Easy fix, BUT...The Lees have press fit pins.

centershot
09-03-2017, 07:26 PM
Get a 6"-8"pioece of 3/4" angle iron and set on your bench wide vee down and simply lightly rest the blocks on it when closing the straight narrow edge alighns the block nicely and quickly. I do thois with my noulds as it greatly lessens the pin wear on the blocks rough alighning them like this.
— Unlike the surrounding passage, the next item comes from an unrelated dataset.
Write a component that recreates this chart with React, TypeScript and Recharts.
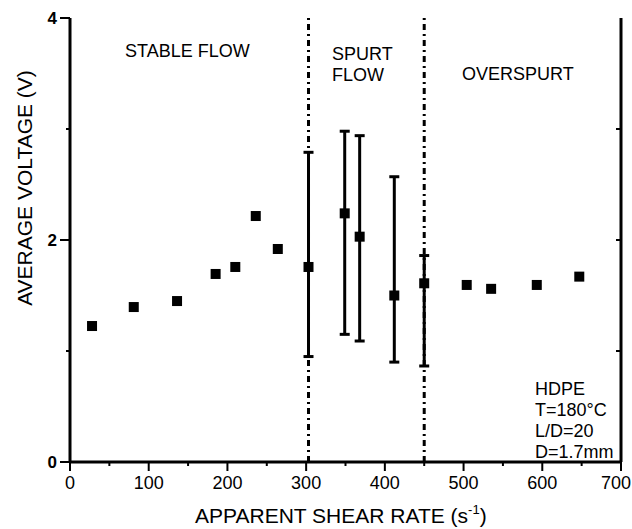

Brilliant idea! Thanks country gent!

dahermit
09-19-2017, 09:12 AM
I have found that with Lee six-cavity molds and the excess slop between the handles and the blocks, the alignment pins, if not great pain is taken to close the blocks cautiously, the male pins will miss the female side slightly and contanct the soft aluminum of the oposite block instead of centering into the female steel pin. My style of casting is to produce as many bullets as possible in the shortest amount of time (I would rather be shooting than casting). Therefore, caution when closing the blocks slows my production rate. Therefore, I have drilled and tapped the handles between the screw hole and the end of the steel handle on both sides. I have inserted a set-screw and have taken-up a small amount of slop. The handles need some slop in them and the blocks to close correctly, but with the set-screws in place and screwed slightly proud, the excess slop is removed and the male pins always find the corresponding female side without the danger of striking the aluminum block itself.204368

country gent
09-19-2017, 02:09 PM
I have shimmed my early brass moulds to the handles to remove slop. These blocks were made before the put the steel bushings in for the alighnment pins like they do now. Its easy enough to do and several ways to do it. The easiest is to mount the blocks and use a feeler gage to see how much clearance is there then subtract .005 from this and cut a shim with the screw hole in it I make them the width of the handles and length of the blocks. Another is to measure the handle cut in the blocks and the handles ( measure in several places as most handles are stampings or forgings and may vary a little across the surface. Subtract groove width from handle width and another .005. I have been going to experiment with a flat spring type shim that would allow free movement but due to the shape would hold in position with almost no movement.
I use a flat edge to rest the bottom of the mould blocks on when closing, this pre alighns the blocks nicely for me. A piece of 1" X1" X 8" angle iron setting conviently wide side down works well for this. I use a paint roller pan to catch bullets and the rolled front edge also works very well. Any flat smooth surface works for this and it does help with alighnments.
In use I set the blocks on the rail and close them, close the sprue plate and give the right side handle 2 light taps to insure they are closed. Set over pot and fill.

Oklahoma Rebel
09-19-2017, 03:34 PM
I was thinking shims too... maybe very thin washers?

country gent
09-19-2017, 10:33 PM
I cut mine from starret shim stock I have a selection of it here from my "misspent" youth as a tool and die maker. I have thought about a flat spring bent iin a shallow v but onmy moulds would have to open the slots up for the to have one heavy enough to work right.